**What this task involves:** Word for word, quote all of the material, omitting the pictures.

--- --- ---

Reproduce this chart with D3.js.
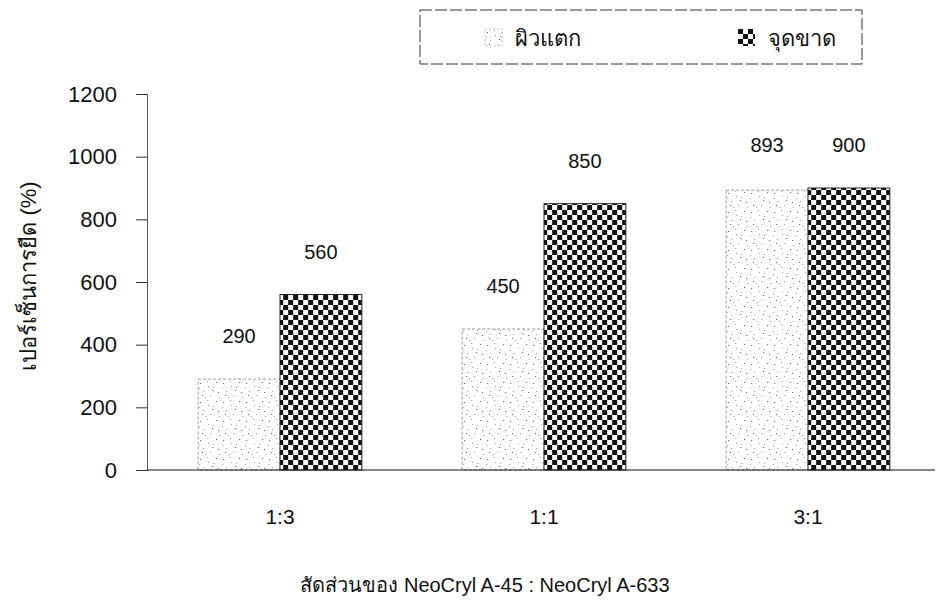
<!DOCTYPE html>
<html>
<head>
<meta charset="utf-8">
<script src="https://cdn.jsdelivr.net/npm/d3@7"></script>
<style>
  body { margin: 0; background: white; }
  text { font-family: "Liberation Sans", Arial, sans-serif; fill: #111; }
</style>
</head>
<body>
<svg id="chart" width="937" height="608"></svg>
<script>
var categories = ["1:3", "1:1", "3:1"];
var seriesNames = ["ผิวแตก", "จุดขาด"];
var crackValues = [290, 450, 893];
var breakValues = [560, 850, 900];
var yTicks = [0, 200, 400, 600, 800, 1000, 1200];

var svg = d3.select("#chart");
var defs = svg.append("defs");

// speckled pattern for first series
var speck = defs.append("pattern")
    .attr("id", "speck")
    .attr("width", 23).attr("height", 19)
    .attr("patternUnits", "userSpaceOnUse");
speck.append("rect").attr("width", 23).attr("height", 19).attr("fill", "white");
[[2, 3], [9, 1], [15, 7], [20, 12], [5, 11], [12, 15], [18, 2], [7, 17], [1, 8], [14, 10], [10, 6], [21, 17], [4, 15]]
    .forEach(function (p, i) {
        speck.append("rect")
            .attr("x", p[0]).attr("y", p[1])
            .attr("width", 1).attr("height", 1)
            .attr("fill", i % 3 == 0 ? "#555" : "#999");
    });

// checker pattern for second series
var checker = defs.append("pattern")
    .attr("id", "checker")
    .attr("width", 10).attr("height", 10)
    .attr("patternUnits", "userSpaceOnUse");
checker.append("rect").attr("width", 10).attr("height", 10).attr("fill", "white");
checker.append("rect").attr("x", 0).attr("y", 0).attr("width", 5).attr("height", 5).attr("fill", "#111");
checker.append("rect").attr("x", 5).attr("y", 5).attr("width", 5).attr("height", 5).attr("fill", "#111");

var fills = ["url(#speck)", "url(#checker)"];
var strokes = ["#999", "#222"];

var x = d3.scaleBand().domain(categories).range([148, 940]).paddingInner(0.38).paddingOuter(0.19);
var x1 = d3.scaleBand().domain([0, 1]).range([0, x.bandwidth()]);
var y = d3.scaleLinear().domain([0, 1200]).range([470, 94]);

// y axis
var yAxis = svg.append("g")
    .attr("transform", "translate(147,0)")
    .call(d3.axisLeft(y).tickValues(yTicks).tickFormat(d3.format("d")).tickSize(11).tickPadding(19));
yAxis.select(".domain").attr("stroke", "#555");
yAxis.selectAll(".tick line").attr("stroke", "#333");
yAxis.selectAll(".tick text").style("font-size", "22px").attr("fill", "#111");

// bars
var groups = svg.selectAll(".grp")
    .data(categories)
    .enter().append("g")
    .attr("class", "grp")
    .attr("transform", function (d) { return "translate(" + x(d) + ",0)"; });

var rows = categories.map(function (c, i) { return [crackValues[i], breakValues[i]]; });

groups.selectAll("rect")
    .data(function (d, i) { return rows[i]; })
    .enter().append("rect")
    .attr("x", function (d, j) { return x1(j); })
    .attr("y", function (d) { return y(d); })
    .attr("width", x1.bandwidth())
    .attr("height", function (d) { return y(0) - y(d); })
    .attr("fill", function (d, j) { return fills[j]; })
    .attr("stroke", function (d, j) { return strokes[j]; })
    .attr("stroke-width", 1)
    .attr("stroke-dasharray", function (d, j) { return j == 0 ? "3,2" : null; });

groups.selectAll(".val")
    .data(function (d, i) { return rows[i]; })
    .enter().append("text")
    .attr("class", "val")
    .attr("x", function (d, j) { return x1(j) + x1.bandwidth() / 2; })
    .attr("y", function (d, j) { return (d == 893 ? y(900) : y(d)) - 43; })
    .attr("text-anchor", "middle")
    .attr("dominant-baseline", "central")
    .style("font-size", "20px")
    .text(function (d) { return d; });

// x axis line
svg.append("line")
    .attr("x1", 147).attr("x2", 935)
    .attr("y1", y(0)).attr("y2", y(0))
    .attr("stroke", "#111").attr("stroke-width", 1.2);

// category labels
svg.selectAll(".cat")
    .data(categories)
    .enter().append("text")
    .attr("class", "cat")
    .attr("x", function (d) { return x(d) + x.bandwidth() / 2; })
    .attr("y", 516)
    .attr("text-anchor", "middle")
    .attr("dominant-baseline", "central")
    .style("font-size", "21px")
    .text(function (d) { return d; });

// axis titles
svg.append("text")
    .attr("transform", "translate(28,276) rotate(-90)")
    .attr("text-anchor", "middle")
    .attr("dominant-baseline", "central")
    .style("font-size", "22px")
    .text("เปอร์เซ็นการยืด (%)");

svg.append("text")
    .attr("x", 485).attr("y", 585)
    .attr("text-anchor", "middle")
    .attr("dominant-baseline", "central")
    .style("font-size", "20px")
    .text("สัดส่วนของ NeoCryl A-45 : NeoCryl A-633");

// legend
var legend = svg.append("g");
legend.append("rect")
    .attr("x", 420).attr("y", 10)
    .attr("width", 442).attr("height", 54)
    .attr("fill", "white")
    .attr("stroke", "#333")
    .attr("stroke-dasharray", "12,3");

var legendX = [485, 738];
var items = legend.selectAll(".item")
    .data(seriesNames)
    .enter().append("g")
    .attr("class", "item")
    .attr("transform", function (d, i) { return "translate(" + legendX[i] + ",29)"; });
items.append("rect")
    .attr("width", 17).attr("height", 17)
    .attr("fill", function (d, i) { return fills[i]; })
    .attr("stroke", function (d, i) { return i == 0 ? "#bbb" : "none"; })
    .attr("stroke-dasharray", "2,2");
items.append("text")
    .attr("x", 30).attr("y", 9)
    .attr("dominant-baseline", "central")
    .style("font-size", "22px")
    .text(function (d) { return d; });
</script>
</body>
</html>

--- --- ---

**Written solution:**
Reproduce this chart with D3.js.
<!DOCTYPE html>
<html>
<head>
<meta charset="utf-8">
<script src="https://cdn.jsdelivr.net/npm/d3@7"></script>
<style>
  body { margin: 0; background: white; }
  text { font-family: "Liberation Sans", Arial, sans-serif; fill: #111; }
</style>
</head>
<body>
<svg id="chart" width="937" height="608"></svg>
<script>
var categories = ["1:3", "1:1", "3:1"];
var seriesNames = ["ผิวแตก", "จุดขาด"];
var crackValues = [290, 450, 893];
var breakValues = [560, 850, 900];
var yTicks = [0, 200, 400, 600, 800, 1000, 1200];

var svg = d3.select("#chart");
var defs = svg.append("defs");

// speckled pattern for first series
var speck = defs.append("pattern")
    .attr("id", "speck")
    .attr("width", 23).attr("height", 19)
    .attr("patternUnits", "userSpaceOnUse");
speck.append("rect").attr("width", 23).attr("height", 19).attr("fill", "white");
[[2, 3], [9, 1], [15, 7], [20, 12], [5, 11], [12, 15], [18, 2], [7, 17], [1, 8], [14, 10], [10, 6], [21, 17], [4, 15]]
    .forEach(function (p, i) {
        speck.append("rect")
            .attr("x", p[0]).attr("y", p[1])
            .attr("width", 1).attr("height", 1)
            .attr("fill", i % 3 == 0 ? "#555" : "#999");
    });

// checker pattern for second series
var checker = defs.append("pattern")
    .attr("id", "checker")
    .attr("width", 10).attr("height", 10)
    .attr("patternUnits", "userSpaceOnUse");
checker.append("rect").attr("width", 10).attr("height", 10).attr("fill", "white");
checker.append("rect").attr("x", 0).attr("y", 0).attr("width", 5).attr("height", 5).attr("fill", "#111");
checker.append("rect").attr("x", 5).attr("y", 5).attr("width", 5).attr("height", 5).attr("fill", "#111");

var fills = ["url(#speck)", "url(#checker)"];
var strokes = ["#999", "#222"];

var x = d3.scaleBand().domain(categories).range([148, 940]).paddingInner(0.38).paddingOuter(0.19);
var x1 = d3.scaleBand().domain([0, 1]).range([0, x.bandwidth()]);
var y = d3.scaleLinear().domain([0, 1200]).range([470, 94]);

// y axis
var yAxis = svg.append("g")
    .attr("transform", "translate(147,0)")
    .call(d3.axisLeft(y).tickValues(yTicks).tickFormat(d3.format("d")).tickSize(11).tickPadding(19));
yAxis.select(".domain").attr("stroke", "#555");
yAxis.selectAll(".tick line").attr("stroke", "#333");
yAxis.selectAll(".tick text").style("font-size", "22px").attr("fill", "#111");

// bars
var groups = svg.selectAll(".grp")
    .data(categories)
    .enter().append("g")
    .attr("class", "grp")
    .attr("transform", function (d) { return "translate(" + x(d) + ",0)"; });

var rows = categories.map(function (c, i) { return [crackValues[i], breakValues[i]]; });

groups.selectAll("rect")
    .data(function (d, i) { return rows[i]; })
    .enter().append("rect")
    .attr("x", function (d, j) { return x1(j); })
    .attr("y", function (d) { return y(d); })
    .attr("width", x1.bandwidth())
    .attr("height", function (d) { return y(0) - y(d); })
    .attr("fill", function (d, j) { return fills[j]; })
    .attr("stroke", function (d, j) { return strokes[j]; })
    .attr("stroke-width", 1)
    .attr("stroke-dasharray", function (d, j) { return j == 0 ? "3,2" : null; });

groups.selectAll(".val")
    .data(function (d, i) { return rows[i]; })
    .enter().append("text")
    .attr("class", "val")
    .attr("x", function (d, j) { return x1(j) + x1.bandwidth() / 2; })
    .attr("y", function (d, j) { return (d == 893 ? y(900) : y(d)) - 43; })
    .attr("text-anchor", "middle")
    .attr("dominant-baseline", "central")
    .style("font-size", "20px")
    .text(function (d) { return d; });

// x axis line
svg.append("line")
    .attr("x1", 147).attr("x2", 935)
    .attr("y1", y(0)).attr("y2", y(0))
    .attr("stroke", "#111").attr("stroke-width", 1.2);

// category labels
svg.selectAll(".cat")
    .data(categories)
    .enter().append("text")
    .attr("class", "cat")
    .attr("x", function (d) { return x(d) + x.bandwidth() / 2; })
    .attr("y", 516)
    .attr("text-anchor", "middle")
    .attr("dominant-baseline", "central")
    .style("font-size", "21px")
    .text(function (d) { return d; });

// axis titles
svg.append("text")
    .attr("transform", "translate(28,276) rotate(-90)")
    .attr("text-anchor", "middle")
    .attr("dominant-baseline", "central")
    .style("font-size", "22px")
    .text("เปอร์เซ็นการยืด (%)");

svg.append("text")
    .attr("x", 485).attr("y", 585)
    .attr("text-anchor", "middle")
    .attr("dominant-baseline", "central")
    .style("font-size", "20px")
    .text("สัดส่วนของ NeoCryl A-45 : NeoCryl A-633");

// legend
var legend = svg.append("g");
legend.append("rect")
    .attr("x", 420).attr("y", 10)
    .attr("width", 442).attr("height", 54)
    .attr("fill", "white")
    .attr("stroke", "#333")
    .attr("stroke-dasharray", "12,3");

var legendX = [485, 738];
var items = legend.selectAll(".item")
    .data(seriesNames)
    .enter().append("g")
    .attr("class", "item")
    .attr("transform", function (d, i) { return "translate(" + legendX[i] + ",29)"; });
items.append("rect")
    .attr("width", 17).attr("height", 17)
    .attr("fill", function (d, i) { return fills[i]; })
    .attr("stroke", function (d, i) { return i == 0 ? "#bbb" : "none"; })
    .attr("stroke-dasharray", "2,2");
items.append("text")
    .attr("x", 30).attr("y", 9)
    .attr("dominant-baseline", "central")
    .style("font-size", "22px")
    .text(function (d) { return d; });
</script>
</body>
</html>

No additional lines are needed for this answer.